Dr. Curtis presented Beyond Process: A Challenge for SPINS, an overview of the history of CISQ, its partners and sponsors and the latest iteration of its software quality measures. Recently approved as international Object Management Group® standards, the CISQ measures fill a critical void since there are no other standards for automating the measurement of size and quality from the source code of a software system. The CISQ standard measures help businesses assess the productivity and structural quality of their software systems and can be used as pre-release indicators of operational or cost-of-ownership risks.
David Norton, current CISQ Executive Director, took a different approach in his IT Software Risk: Don’t Hesitate: Automate presentation. He covered factors driving IT automation, cultural and behavioral drivers to introduce more automation into software development and the role that standards play.

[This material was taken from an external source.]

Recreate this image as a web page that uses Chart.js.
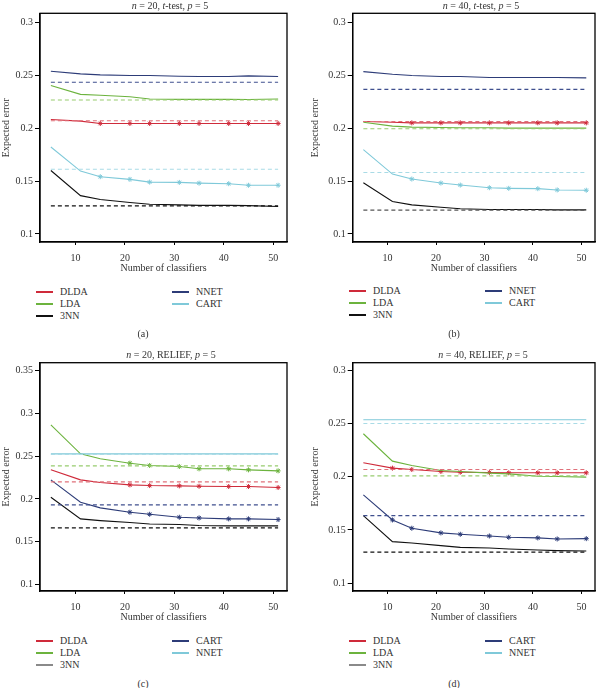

Both presentations highlighted the CISQ Trustworthy Systems Manifesto. The Manifesto states 5 principles that corporate executives and risk officers should expect their software development and maintenance staff to embrace. Each principle is elaborated with guidance written to aid non-IT executives in communicating their expectations. If executives track how IT is implementing these principles, they have evidence that they are addressing a critical source of risk and thereby executing their governance responsibilities. CISQ is encouraging executives to sign the manifesto and use it to discuss risk management with those responsible for corporate software-intensive systems regardless of whether they are IT applications or product software.